**GIVEN MATERIAL:**
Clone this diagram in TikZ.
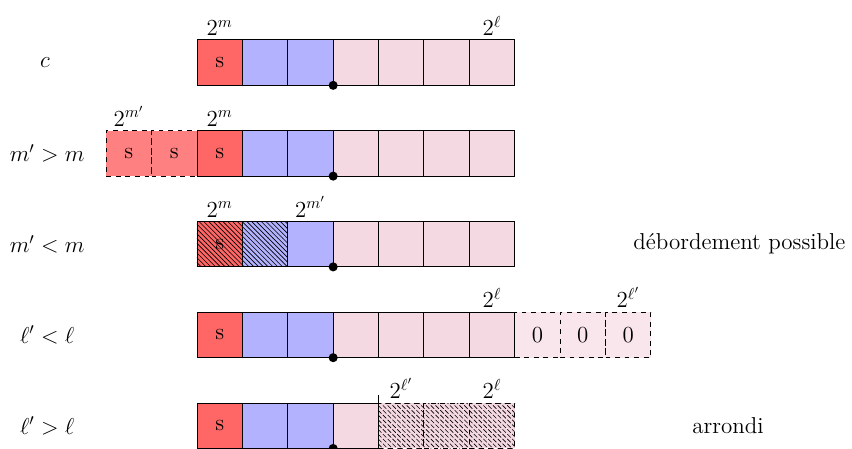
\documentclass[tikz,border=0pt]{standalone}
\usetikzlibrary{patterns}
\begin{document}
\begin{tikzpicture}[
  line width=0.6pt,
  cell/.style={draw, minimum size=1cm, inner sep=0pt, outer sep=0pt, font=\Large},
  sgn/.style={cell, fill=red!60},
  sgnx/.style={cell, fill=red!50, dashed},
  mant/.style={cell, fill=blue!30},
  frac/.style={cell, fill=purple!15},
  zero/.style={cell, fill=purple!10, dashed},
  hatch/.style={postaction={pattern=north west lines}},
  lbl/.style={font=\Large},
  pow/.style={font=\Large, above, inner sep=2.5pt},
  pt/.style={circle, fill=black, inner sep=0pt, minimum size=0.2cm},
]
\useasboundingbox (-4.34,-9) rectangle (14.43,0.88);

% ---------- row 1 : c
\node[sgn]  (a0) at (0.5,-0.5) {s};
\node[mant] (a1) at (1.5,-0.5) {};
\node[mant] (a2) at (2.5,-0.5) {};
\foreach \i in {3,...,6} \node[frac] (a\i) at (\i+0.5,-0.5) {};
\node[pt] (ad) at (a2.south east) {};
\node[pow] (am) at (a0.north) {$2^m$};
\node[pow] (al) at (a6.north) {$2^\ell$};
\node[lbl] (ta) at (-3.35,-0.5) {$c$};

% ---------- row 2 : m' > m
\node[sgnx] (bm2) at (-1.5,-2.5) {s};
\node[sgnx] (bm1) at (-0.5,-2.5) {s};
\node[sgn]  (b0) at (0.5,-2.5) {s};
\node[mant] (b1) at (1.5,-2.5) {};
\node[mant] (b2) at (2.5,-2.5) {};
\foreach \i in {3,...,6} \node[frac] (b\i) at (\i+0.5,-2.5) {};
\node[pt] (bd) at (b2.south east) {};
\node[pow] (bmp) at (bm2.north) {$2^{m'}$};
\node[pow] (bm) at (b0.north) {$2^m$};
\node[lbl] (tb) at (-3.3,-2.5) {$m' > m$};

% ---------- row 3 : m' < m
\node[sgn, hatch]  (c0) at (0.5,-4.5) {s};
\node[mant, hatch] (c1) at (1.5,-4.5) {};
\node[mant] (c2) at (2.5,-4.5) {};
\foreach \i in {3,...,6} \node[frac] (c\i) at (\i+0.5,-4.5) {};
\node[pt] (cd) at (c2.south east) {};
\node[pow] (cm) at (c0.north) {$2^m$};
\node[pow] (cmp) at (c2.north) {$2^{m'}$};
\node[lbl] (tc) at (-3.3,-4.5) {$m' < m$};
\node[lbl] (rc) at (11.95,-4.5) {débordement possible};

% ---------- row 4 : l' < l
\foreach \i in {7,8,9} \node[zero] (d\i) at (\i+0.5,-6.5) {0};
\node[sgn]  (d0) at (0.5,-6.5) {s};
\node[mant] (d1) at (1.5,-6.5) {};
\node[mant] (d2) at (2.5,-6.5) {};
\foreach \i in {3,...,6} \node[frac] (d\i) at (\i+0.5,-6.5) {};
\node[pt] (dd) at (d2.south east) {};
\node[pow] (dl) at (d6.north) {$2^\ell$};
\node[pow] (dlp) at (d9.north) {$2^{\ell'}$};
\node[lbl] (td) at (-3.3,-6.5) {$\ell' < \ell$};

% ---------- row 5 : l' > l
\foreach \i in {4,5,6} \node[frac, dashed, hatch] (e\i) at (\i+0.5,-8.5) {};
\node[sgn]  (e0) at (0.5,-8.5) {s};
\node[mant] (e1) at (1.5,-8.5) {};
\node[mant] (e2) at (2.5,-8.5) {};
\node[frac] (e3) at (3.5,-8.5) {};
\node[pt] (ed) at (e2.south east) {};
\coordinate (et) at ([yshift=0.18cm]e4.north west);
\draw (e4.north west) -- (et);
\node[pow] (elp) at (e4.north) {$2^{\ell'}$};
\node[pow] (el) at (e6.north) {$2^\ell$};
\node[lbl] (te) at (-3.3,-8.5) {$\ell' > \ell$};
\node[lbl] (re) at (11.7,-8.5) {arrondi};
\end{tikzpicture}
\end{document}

**WHAT THE EXERCISE ASKS:** From the first line above through the line containing "(ta) at (-3.35,-0.5)", copy everything exactly, without the pictures.

**OUTPUT BELOW:**
Clone this diagram in TikZ.
\documentclass[tikz,border=0pt]{standalone}
\usetikzlibrary{patterns}
\begin{document}
\begin{tikzpicture}[
  line width=0.6pt,
  cell/.style={draw, minimum size=1cm, inner sep=0pt, outer sep=0pt, font=\Large},
  sgn/.style={cell, fill=red!60},
  sgnx/.style={cell, fill=red!50, dashed},
  mant/.style={cell, fill=blue!30},
  frac/.style={cell, fill=purple!15},
  zero/.style={cell, fill=purple!10, dashed},
  hatch/.style={postaction={pattern=north west lines}},
  lbl/.style={font=\Large},
  pow/.style={font=\Large, above, inner sep=2.5pt},
  pt/.style={circle, fill=black, inner sep=0pt, minimum size=0.2cm},
]
\useasboundingbox (-4.34,-9) rectangle (14.43,0.88);

% ---------- row 1 : c
\node[sgn]  (a0) at (0.5,-0.5) {s};
\node[mant] (a1) at (1.5,-0.5) {};
\node[mant] (a2) at (2.5,-0.5) {};
\foreach \i in {3,...,6} \node[frac] (a\i) at (\i+0.5,-0.5) {};
\node[pt] (ad) at (a2.south east) {};
\node[pow] (am) at (a0.north) {$2^m$};
\node[pow] (al) at (a6.north) {$2^\ell$};
\node[lbl] (ta) at (-3.35,-0.5) {$c$};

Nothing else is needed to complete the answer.